Written task
Return the lines below exactly, from the first line to the line that contains "r0_fluid_1K, dr_fluid_1K = 1.0, 0.1". Leave out pictures.

BEGIN Provided data

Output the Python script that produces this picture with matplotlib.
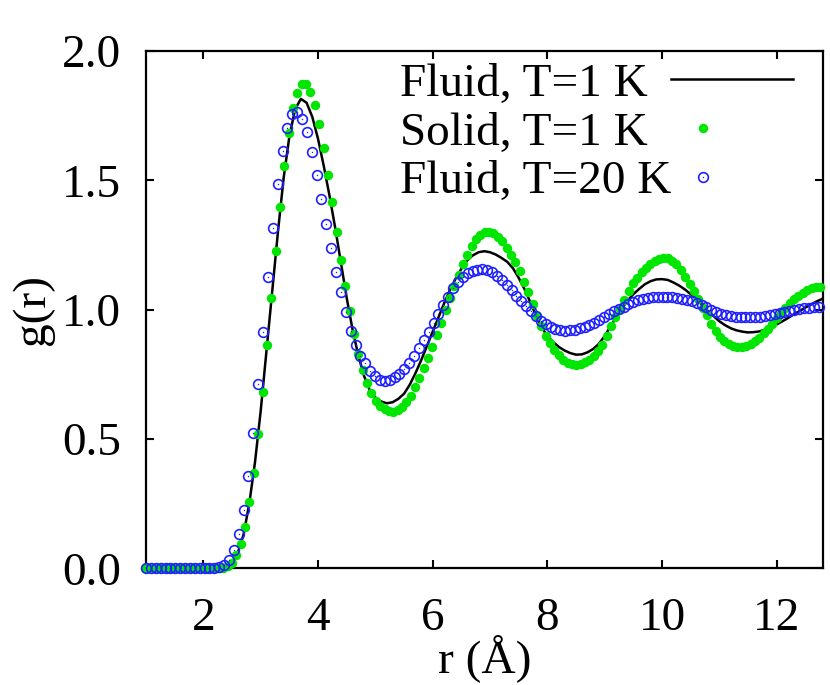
import numpy as np
import matplotlib
matplotlib.use('Agg')
import matplotlib.pyplot as plt
from matplotlib.lines import Line2D
from matplotlib.ticker import FormatStrFormatter
from matplotlib.legend_handler import HandlerTuple, HandlerLine2DCompound

# g(r)
# fluid, T=1 K : line, sampled every 0.1 A starting at r = 1.0
g_fluid_1K = [
    0, 0, 0, 0, 0, 0, 0, 0, 0, 0, 0, 0, 0,
    0.003, 0.010, 0.025, 0.060, 0.130, 0.250, 0.410,
    0.610, 0.840, 1.070, 1.300, 1.510, 1.670, 1.775, 1.815, 1.800, 1.745,
    1.660, 1.555, 1.440, 1.315, 1.180, 1.045, 0.925, 0.825, 0.745, 0.690,
    0.660, 0.645, 0.638, 0.642, 0.655, 0.675, 0.710, 0.755, 0.805, 0.860,
    0.915, 0.970, 1.025, 1.075, 1.120, 1.158, 1.190, 1.210, 1.222, 1.226,
    1.222, 1.213, 1.200, 1.185, 1.160, 1.123, 1.080, 1.030, 0.978, 0.932,
    0.898, 0.875, 0.856, 0.842, 0.832, 0.826, 0.827, 0.835, 0.848, 0.868,
    0.898, 0.935, 0.970, 1.005, 1.035, 1.060, 1.080, 1.098, 1.110, 1.117,
    1.118, 1.115, 1.105, 1.093, 1.078, 1.060, 1.040, 1.018, 0.995, 0.975,
    0.955, 0.940, 0.928, 0.920, 0.915, 0.912, 0.913, 0.916, 0.923, 0.932,
    0.943, 0.955, 0.968, 0.982, 0.995, 1.008, 1.020, 1.032, 1.042,
]
r0_fluid_1K, dr_fluid_1K = 1.0, 0.1

# solid, T=1 K : filled dots, every 0.076 A starting at r = 0.98
g_solid_1K = [
    0, 0, 0, 0, 0, 0, 0, 0, 0, 0, 0, 0, 0, 0, 0, 0, 0, 0,
    0.002, 0.008, 0.022, 0.050, 0.095, 0.160, 0.255, 0.370, 0.520, 0.683,
    0.865, 1.044, 1.228, 1.398, 1.556, 1.682, 1.779, 1.839, 1.873, 1.873,
    1.843, 1.790, 1.717, 1.624, 1.521, 1.415, 1.302, 1.192, 1.092, 0.995,
    0.905, 0.830, 0.765, 0.715, 0.676, 0.647, 0.627, 0.614, 0.607, 0.606,
    0.611, 0.624, 0.642, 0.668, 0.700, 0.735, 0.773, 0.814, 0.857, 0.902,
    0.950, 0.998, 1.045, 1.090, 1.135, 1.175, 1.210, 1.245, 1.272, 1.290,
    1.300, 1.302, 1.295, 1.282, 1.264, 1.240, 1.213, 1.186, 1.150, 1.105,
    1.068, 1.020, 0.975, 0.935, 0.898, 0.870, 0.845, 0.823, 0.806, 0.795,
    0.788, 0.786, 0.790, 0.797, 0.807, 0.821, 0.840, 0.862, 0.897, 0.937,
    0.970, 1.003, 1.038, 1.073, 1.102, 1.124, 1.145, 1.160, 1.175, 1.187,
    1.196, 1.200, 1.199, 1.190, 1.175, 1.155, 1.128, 1.100, 1.072, 1.040,
    1.008, 0.978, 0.946, 0.917, 0.895, 0.878, 0.866, 0.859, 0.855, 0.855,
    0.859, 0.866, 0.877, 0.892, 0.909, 0.926, 0.946, 0.967, 0.988, 1.008,
    1.025, 1.040, 1.053, 1.065, 1.075, 1.082, 1.086, 1.089,
]
r0_solid_1K, dr_solid_1K = 0.98, 0.076

# fluid, T=20 K : open circles, every 0.085 A starting at r = 1.0
g_fluid_20K = [
    0, 0, 0, 0, 0, 0, 0, 0, 0, 0, 0, 0, 0, 0, 0,
    0.005, 0.012, 0.032, 0.071, 0.133, 0.225, 0.357, 0.522, 0.713, 0.915,
    1.128, 1.316, 1.485, 1.615, 1.704, 1.756, 1.766, 1.737, 1.686, 1.609,
    1.522, 1.429, 1.330, 1.237, 1.147, 1.068, 0.992, 0.918, 0.862, 0.822,
    0.792, 0.763, 0.742, 0.729, 0.724, 0.728, 0.738, 0.752, 0.770, 0.795,
    0.822, 0.851, 0.881, 0.915, 0.950, 0.983, 1.018, 1.050, 1.082, 1.106,
    1.127, 1.141, 1.150, 1.155, 1.156, 1.152, 1.144, 1.130, 1.113, 1.094,
    1.076, 1.054, 1.032, 1.013, 0.996, 0.976, 0.958, 0.945, 0.934, 0.926,
    0.921, 0.919, 0.920, 0.923, 0.928, 0.934, 0.941, 0.950, 0.960, 0.971,
    0.984, 0.994, 1.003, 1.012, 1.022, 1.030, 1.036, 1.040, 1.044, 1.047,
    1.049, 1.050, 1.050, 1.049, 1.046, 1.042, 1.037, 1.032, 1.026, 1.018,
    1.009, 1.000, 0.992, 0.985, 0.979, 0.975, 0.972, 0.970, 0.970, 0.970,
    0.971, 0.973, 0.976, 0.979, 0.983, 0.987, 0.991, 0.995, 0.998, 1.002,
    1.005, 1.008, 1.010, 1.012,
]
r0_fluid_20K, dr_fluid_20K = 1.0, 0.085

labels = ['Fluid, T=1 K', 'Solid, T=1 K', 'Fluid, T=20 K']
x_ticks = [2, 4, 6, 8, 10, 12]
y_ticks = [0.0, 0.5, 1.0, 1.5, 2.0]

r_fluid_1K = r0_fluid_1K + dr_fluid_1K * np.arange(len(g_fluid_1K))
r_solid_1K = r0_solid_1K + dr_solid_1K * np.arange(len(g_solid_1K))
r_fluid_20K = r0_fluid_20K + dr_fluid_20K * np.arange(len(g_fluid_20K))


# gnuplot-like key sample: point drawn near the left of the sample area
class KeyPoint(HandlerLine2DCompound):
    def get_xdata(self, legend, xdescent, ydescent, width, height, fontsize):
        xdata = np.array([-xdescent, -xdescent + width])
        return xdata, np.array([-xdescent + 0.26 * width])


plt.rcParams['font.family'] = ['Liberation Serif', 'DejaVu Serif']

green = '#00e600'
blue = '#2020ff'
fs = 34

fig = plt.figure(figsize=(8.3, 6.85), dpi=100)
ax = fig.add_axes([0.176, 0.1704, 0.815, 0.7551])

line, = ax.plot(r_fluid_1K, g_fluid_1K, color='black', lw=1.8, zorder=2)
solid, = ax.plot(r_solid_1K, g_solid_1K, 'o', color=green, ms=6.8, mec='none',
                 clip_on=False, zorder=3)
ring, = ax.plot(r_fluid_20K, g_fluid_20K, 'o', mfc='none', mec=blue, mew=1.2,
                ms=7, clip_on=False, zorder=4)
dot, = ax.plot(r_fluid_20K, g_fluid_20K, 'o', color=blue, ms=1.0, mec='none',
               clip_on=False, zorder=4)

ax.set_xlim(1.0, 12.8)
ax.set_ylim(0.0, 2.0)
ax.set_xticks(x_ticks)
ax.set_yticks(y_ticks)
ax.yaxis.set_major_formatter(FormatStrFormatter('%.1f'))
ax.tick_params(direction='in', length=6, width=1.5, top=True, right=True,
               labelsize=fs)
ax.tick_params(axis='x', pad=21)
ax.tick_params(axis='y', pad=18)
for s in ax.spines.values():
    s.set_linewidth(1.6)

ax.set_xlabel('r (Å)', fontsize=fs, labelpad=-4)
ax.set_ylabel('g(r)', fontsize=fs, labelpad=6)

# key: samples in one legend, left-justified texts in a second one
key_opts = dict(frameon=False, fontsize=fs, borderpad=0, borderaxespad=0,
                labelspacing=0.12)
key_top = 0.977
keyp = KeyPoint()
samples = ax.legend([line, solid, (ring, dot)], [' '] * 3, loc='upper right',
                    bbox_to_anchor=(0.9566, key_top), markerfirst=False,
                    handlelength=2.58, handletextpad=0,
                    handler_map={tuple: HandlerTuple(ndivide=1),
                                 solid: keyp, ring: keyp, dot: keyp},
                    **key_opts)
ax.add_artist(samples)
blank = [Line2D([], [], linestyle='none') for _ in labels]
ax.legend(blank, labels, loc='upper left', bbox_to_anchor=(0.3754, key_top),
          handlelength=0, handletextpad=0, **key_opts)

fig.savefig('out.png', dpi=100)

END Provided data

Written reply
Output the Python script that produces this picture with matplotlib.
import numpy as np
import matplotlib
matplotlib.use('Agg')
import matplotlib.pyplot as plt
from matplotlib.lines import Line2D
from matplotlib.ticker import FormatStrFormatter
from matplotlib.legend_handler import HandlerTuple, HandlerLine2DCompound

# g(r)
# fluid, T=1 K : line, sampled every 0.1 A starting at r = 1.0
g_fluid_1K = [
    0, 0, 0, 0, 0, 0, 0, 0, 0, 0, 0, 0, 0,
    0.003, 0.010, 0.025, 0.060, 0.130, 0.250, 0.410,
    0.610, 0.840, 1.070, 1.300, 1.510, 1.670, 1.775, 1.815, 1.800, 1.745,
    1.660, 1.555, 1.440, 1.315, 1.180, 1.045, 0.925, 0.825, 0.745, 0.690,
    0.660, 0.645, 0.638, 0.642, 0.655, 0.675, 0.710, 0.755, 0.805, 0.860,
    0.915, 0.970, 1.025, 1.075, 1.120, 1.158, 1.190, 1.210, 1.222, 1.226,
    1.222, 1.213, 1.200, 1.185, 1.160, 1.123, 1.080, 1.030, 0.978, 0.932,
    0.898, 0.875, 0.856, 0.842, 0.832, 0.826, 0.827, 0.835, 0.848, 0.868,
    0.898, 0.935, 0.970, 1.005, 1.035, 1.060, 1.080, 1.098, 1.110, 1.117,
    1.118, 1.115, 1.105, 1.093, 1.078, 1.060, 1.040, 1.018, 0.995, 0.975,
    0.955, 0.940, 0.928, 0.920, 0.915, 0.912, 0.913, 0.916, 0.923, 0.932,
    0.943, 0.955, 0.968, 0.982, 0.995, 1.008, 1.020, 1.032, 1.042,
]
r0_fluid_1K, dr_fluid_1K = 1.0, 0.1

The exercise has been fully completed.